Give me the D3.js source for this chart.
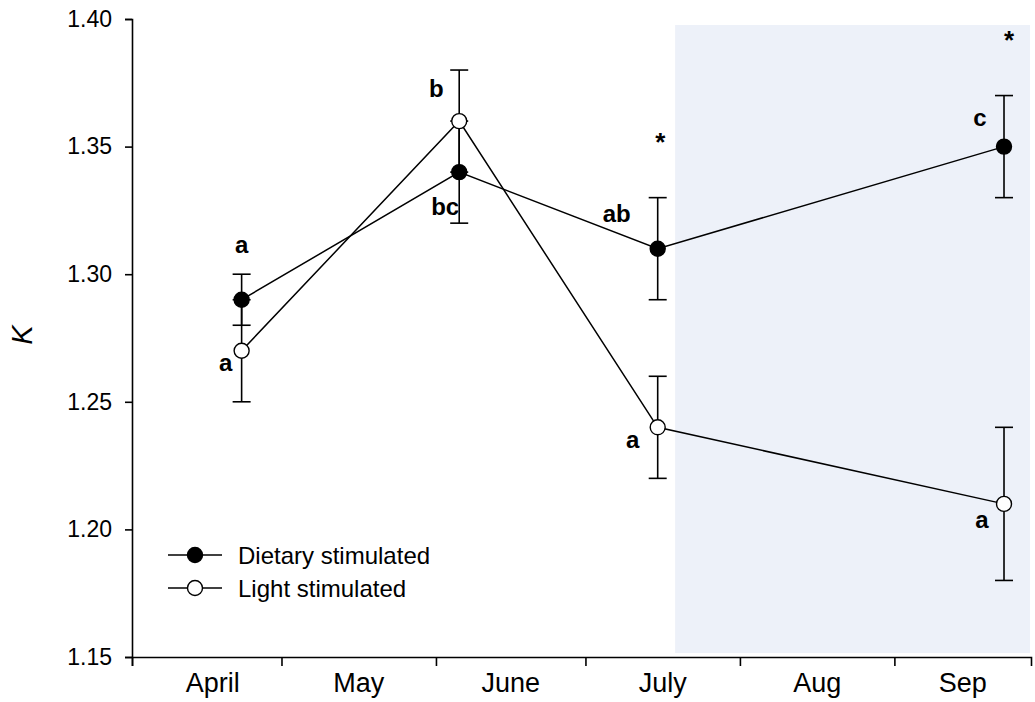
<!DOCTYPE html>
<html>
<head>
<meta charset="utf-8">
<script src="https://cdn.jsdelivr.net/npm/d3@7"></script>
<style>
  html, body { margin: 0; padding: 0; background: #fff; }
  svg { display: block; font-family: "Liberation Sans", Arial, sans-serif; }
</style>
</head>
<body>
<svg id="chart" width="1035" height="702"></svg>
<script>
// Sampling dates (year is arbitrary, only month/day matter)
const sampleDates = ["2000-04-23T00:00Z", "2000-06-05T16:00Z", "2000-07-15T12:00Z", "2000-09-23T00:00Z"];

// Condition factor K, mean and SE for each group
const dietaryK   = [1.29, 1.34, 1.31, 1.35];
const dietarySE  = [0.01, 0.02, 0.02, 0.02];
const lightK     = [1.27, 1.36, 1.24, 1.21];
const lightSE    = [0.02, 0.02, 0.02, 0.03];

// Significance letters
const dietaryLetters = ["a", "bc", "ab", "c"];
const lightLetters   = ["a", "b", "a", "a"];
// Between-group difference marks (date, height on the K scale)
const starDates  = ["2000-07-16T00:00Z", "2000-09-24T00:00Z"];
const starLevels = [1.352, 1.392];

// Axes
const monthTicks  = ["2000-04-01", "2000-05-01", "2000-06-01", "2000-07-01", "2000-08-01", "2000-09-01"];
const monthLabels = ["April", "May", "June", "July", "Aug", "Sep"];
const yTicks = [1.15, 1.20, 1.25, 1.30, 1.35, 1.40];

// Shaded period
const shadeStart = "2000-07-19";

const seriesNames = ["Dietary stimulated", "Light stimulated"];

const parse = d3.isoParse;
const svg = d3.select("#chart");

const x = d3.scaleUtc()
  .domain([parse("2000-04-01"), parse("2000-09-28T10:00Z")])
  .range([132, 1031]);
const y = d3.scaleLinear().domain([1.15, 1.40]).range([657, 19]);

// Shaded background
svg.append("rect")
  .attr("x", x(parse(shadeStart)))
  .attr("y", 25)
  .attr("width", x.range()[1] - x(parse(shadeStart)) - 1)
  .attr("height", 653 - 25)
  .attr("fill", "#edf1f9");

// Y axis
const yAxis = svg.append("g")
  .attr("transform", `translate(132,0)`)
  .call(d3.axisLeft(y).tickValues(yTicks).tickFormat(d3.format(".2f")).tickSizeOuter(0).tickSize(7).tickPadding(13));
yAxis.select(".domain").attr("stroke-width", 1.6);
yAxis.selectAll(".tick line").attr("stroke-width", 1.6);
yAxis.selectAll(".tick text").attr("font-size", 23).attr("fill", "#000")
  .attr("font-family", "Liberation Sans, Arial, sans-serif");

// X axis
const xAxis = svg.append("g")
  .attr("transform", `translate(0,${y(1.15)})`)
  .call(d3.axisBottom(x).tickValues(monthTicks.map(parse)).tickFormat("").tickSizeOuter(0).tickSize(9));
xAxis.select(".domain").attr("stroke-width", 1.6);
xAxis.selectAll(".tick line").attr("stroke-width", 1.6);

// Month labels centred in each month
const tickPos = monthTicks.map(d => x(parse(d))).concat([x.range()[1]]);
svg.append("g").selectAll("text")
  .data(monthLabels)
  .join("text")
  .attr("x", (d, i) => (tickPos[i] + tickPos[i + 1]) / 2 + (i === 0 ? 6 : 0))
  .attr("y", 692)
  .attr("text-anchor", "middle")
  .attr("font-size", 27)
  .attr("fill", "#000")
  .text(d => d);

// Y axis title
svg.append("text")
  .attr("transform", "translate(32,335) rotate(-90)")
  .attr("text-anchor", "middle")
  .attr("font-size", 29)
  .attr("font-style", "italic")
  .text("K");

// Build series data
const series = [
  { name: seriesNames[0], mean: dietaryK, se: dietarySE, fill: "#000", letters: dietaryLetters },
  { name: seriesNames[1], mean: lightK, se: lightSE, fill: "#fff", letters: lightLetters }
].map(s => ({
  ...s,
  pts: sampleDates.map((d, i) => ({ date: parse(d), v: s.mean[i], e: s.se[i], letter: s.letters[i] }))
}));

const line = d3.line().x(d => x(d.date)).y(d => y(d.v));
const cap = 9;

// Error bars first (under the lines and markers)
series.forEach(s => {
  const g = svg.append("g").attr("stroke", "#000").attr("stroke-width", 1.6);
  s.pts.forEach(p => {
    const cx = x(p.date);
    g.append("line").attr("x1", cx).attr("x2", cx).attr("y1", y(p.v - p.e)).attr("y2", y(p.v + p.e));
    g.append("line").attr("x1", cx - cap).attr("x2", cx + cap).attr("y1", y(p.v - p.e)).attr("y2", y(p.v - p.e));
    g.append("line").attr("x1", cx - cap).attr("x2", cx + cap).attr("y1", y(p.v + p.e)).attr("y2", y(p.v + p.e));
  });
});

// Lines
series.forEach(s => {
  svg.append("path").datum(s.pts)
    .attr("d", line).attr("fill", "none").attr("stroke", "#000").attr("stroke-width", 1.5);
});

// Markers
series.forEach(s => {
  svg.append("g").selectAll("circle").data(s.pts).join("circle")
    .attr("cx", d => x(d.date)).attr("cy", d => y(d.v)).attr("r", 7.5)
    .attr("fill", s.fill).attr("stroke", "#000").attr("stroke-width", 1.4);
});

// Letter labels, offsets relative to each point
const dietaryOffsets = [[0, -47], [-14, 43], [-41, -27], [-24, -21]];
const lightOffsets   = [[-16, 20], [-23, -24], [-25, 21], [-22, 24]];
const letterG = svg.append("g").attr("font-size", 24).attr("font-weight", "bold").attr("text-anchor", "middle");
series[0].pts.forEach((p, i) => {
  letterG.append("text").attr("x", x(p.date) + dietaryOffsets[i][0]).attr("y", y(p.v) + dietaryOffsets[i][1]).text(p.letter);
});
series[1].pts.forEach((p, i) => {
  letterG.append("text").attr("x", x(p.date) + lightOffsets[i][0]).attr("y", y(p.v) + lightOffsets[i][1]).text(p.letter);
});

// Significance stars
svg.append("g").selectAll("text").data(starDates).join("text")
  .attr("x", d => x(parse(d)))
  .attr("y", (d, i) => y(starLevels[i]) + 10)
  .attr("text-anchor", "middle")
  .attr("font-size", 26)
  .attr("font-weight", "bold")
  .text("*");

// Legend
const legend = svg.append("g");
series.forEach((s, i) => {
  const ly = 555 + i * 33;
  legend.append("line").attr("x1", 168).attr("x2", 222).attr("y1", ly).attr("y2", ly)
    .attr("stroke", "#000").attr("stroke-width", 1.5);
  legend.append("circle").attr("cx", 195).attr("cy", ly).attr("r", 7.5)
    .attr("fill", s.fill).attr("stroke", "#000").attr("stroke-width", 1.4);
  legend.append("text").attr("x", 238).attr("y", ly + 9).attr("font-size", 24).text(s.name);
});
</script>
</body>
</html>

⁂

To do: Extract the full listing exactly, with the pictures left out.

Solution to this exercise:
Give me the D3.js source for this chart.
<!DOCTYPE html>
<html>
<head>
<meta charset="utf-8">
<script src="https://cdn.jsdelivr.net/npm/d3@7"></script>
<style>
  html, body { margin: 0; padding: 0; background: #fff; }
  svg { display: block; font-family: "Liberation Sans", Arial, sans-serif; }
</style>
</head>
<body>
<svg id="chart" width="1035" height="702"></svg>
<script>
// Sampling dates (year is arbitrary, only month/day matter)
const sampleDates = ["2000-04-23T00:00Z", "2000-06-05T16:00Z", "2000-07-15T12:00Z", "2000-09-23T00:00Z"];

// Condition factor K, mean and SE for each group
const dietaryK   = [1.29, 1.34, 1.31, 1.35];
const dietarySE  = [0.01, 0.02, 0.02, 0.02];
const lightK     = [1.27, 1.36, 1.24, 1.21];
const lightSE    = [0.02, 0.02, 0.02, 0.03];

// Significance letters
const dietaryLetters = ["a", "bc", "ab", "c"];
const lightLetters   = ["a", "b", "a", "a"];
// Between-group difference marks (date, height on the K scale)
const starDates  = ["2000-07-16T00:00Z", "2000-09-24T00:00Z"];
const starLevels = [1.352, 1.392];

// Axes
const monthTicks  = ["2000-04-01", "2000-05-01", "2000-06-01", "2000-07-01", "2000-08-01", "2000-09-01"];
const monthLabels = ["April", "May", "June", "July", "Aug", "Sep"];
const yTicks = [1.15, 1.20, 1.25, 1.30, 1.35, 1.40];

// Shaded period
const shadeStart = "2000-07-19";

const seriesNames = ["Dietary stimulated", "Light stimulated"];

const parse = d3.isoParse;
const svg = d3.select("#chart");

const x = d3.scaleUtc()
  .domain([parse("2000-04-01"), parse("2000-09-28T10:00Z")])
  .range([132, 1031]);
const y = d3.scaleLinear().domain([1.15, 1.40]).range([657, 19]);

// Shaded background
svg.append("rect")
  .attr("x", x(parse(shadeStart)))
  .attr("y", 25)
  .attr("width", x.range()[1] - x(parse(shadeStart)) - 1)
  .attr("height", 653 - 25)
  .attr("fill", "#edf1f9");

// Y axis
const yAxis = svg.append("g")
  .attr("transform", `translate(132,0)`)
  .call(d3.axisLeft(y).tickValues(yTicks).tickFormat(d3.format(".2f")).tickSizeOuter(0).tickSize(7).tickPadding(13));
yAxis.select(".domain").attr("stroke-width", 1.6);
yAxis.selectAll(".tick line").attr("stroke-width", 1.6);
yAxis.selectAll(".tick text").attr("font-size", 23).attr("fill", "#000")
  .attr("font-family", "Liberation Sans, Arial, sans-serif");

// X axis
const xAxis = svg.append("g")
  .attr("transform", `translate(0,${y(1.15)})`)
  .call(d3.axisBottom(x).tickValues(monthTicks.map(parse)).tickFormat("").tickSizeOuter(0).tickSize(9));
xAxis.select(".domain").attr("stroke-width", 1.6);
xAxis.selectAll(".tick line").attr("stroke-width", 1.6);

// Month labels centred in each month
const tickPos = monthTicks.map(d => x(parse(d))).concat([x.range()[1]]);
svg.append("g").selectAll("text")
  .data(monthLabels)
  .join("text")
  .attr("x", (d, i) => (tickPos[i] + tickPos[i + 1]) / 2 + (i === 0 ? 6 : 0))
  .attr("y", 692)
  .attr("text-anchor", "middle")
  .attr("font-size", 27)
  .attr("fill", "#000")
  .text(d => d);

// Y axis title
svg.append("text")
  .attr("transform", "translate(32,335) rotate(-90)")
  .attr("text-anchor", "middle")
  .attr("font-size", 29)
  .attr("font-style", "italic")
  .text("K");

// Build series data
const series = [
  { name: seriesNames[0], mean: dietaryK, se: dietarySE, fill: "#000", letters: dietaryLetters },
  { name: seriesNames[1], mean: lightK, se: lightSE, fill: "#fff", letters: lightLetters }
].map(s => ({
  ...s,
  pts: sampleDates.map((d, i) => ({ date: parse(d), v: s.mean[i], e: s.se[i], letter: s.letters[i] }))
}));

const line = d3.line().x(d => x(d.date)).y(d => y(d.v));
const cap = 9;

// Error bars first (under the lines and markers)
series.forEach(s => {
  const g = svg.append("g").attr("stroke", "#000").attr("stroke-width", 1.6);
  s.pts.forEach(p => {
    const cx = x(p.date);
    g.append("line").attr("x1", cx).attr("x2", cx).attr("y1", y(p.v - p.e)).attr("y2", y(p.v + p.e));
    g.append("line").attr("x1", cx - cap).attr("x2", cx + cap).attr("y1", y(p.v - p.e)).attr("y2", y(p.v - p.e));
    g.append("line").attr("x1", cx - cap).attr("x2", cx + cap).attr("y1", y(p.v + p.e)).attr("y2", y(p.v + p.e));
  });
});

// Lines
series.forEach(s => {
  svg.append("path").datum(s.pts)
    .attr("d", line).attr("fill", "none").attr("stroke", "#000").attr("stroke-width", 1.5);
});

// Markers
series.forEach(s => {
  svg.append("g").selectAll("circle").data(s.pts).join("circle")
    .attr("cx", d => x(d.date)).attr("cy", d => y(d.v)).attr("r", 7.5)
    .attr("fill", s.fill).attr("stroke", "#000").attr("stroke-width", 1.4);
});

// Letter labels, offsets relative to each point
const dietaryOffsets = [[0, -47], [-14, 43], [-41, -27], [-24, -21]];
const lightOffsets   = [[-16, 20], [-23, -24], [-25, 21], [-22, 24]];
const letterG = svg.append("g").attr("font-size", 24).attr("font-weight", "bold").attr("text-anchor", "middle");
series[0].pts.forEach((p, i) => {
  letterG.append("text").attr("x", x(p.date) + dietaryOffsets[i][0]).attr("y", y(p.v) + dietaryOffsets[i][1]).text(p.letter);
});
series[1].pts.forEach((p, i) => {
  letterG.append("text").attr("x", x(p.date) + lightOffsets[i][0]).attr("y", y(p.v) + lightOffsets[i][1]).text(p.letter);
});

// Significance stars
svg.append("g").selectAll("text").data(starDates).join("text")
  .attr("x", d => x(parse(d)))
  .attr("y", (d, i) => y(starLevels[i]) + 10)
  .attr("text-anchor", "middle")
  .attr("font-size", 26)
  .attr("font-weight", "bold")
  .text("*");

// Legend
const legend = svg.append("g");
series.forEach((s, i) => {
  const ly = 555 + i * 33;
  legend.append("line").attr("x1", 168).attr("x2", 222).attr("y1", ly).attr("y2", ly)
    .attr("stroke", "#000").attr("stroke-width", 1.5);
  legend.append("circle").attr("cx", 195).attr("cy", ly).attr("r", 7.5)
    .attr("fill", s.fill).attr("stroke", "#000").attr("stroke-width", 1.4);
  legend.append("text").attr("x", 238).attr("y", ly + 9).attr("font-size", 24).text(s.name);
});
</script>
</body>
</html>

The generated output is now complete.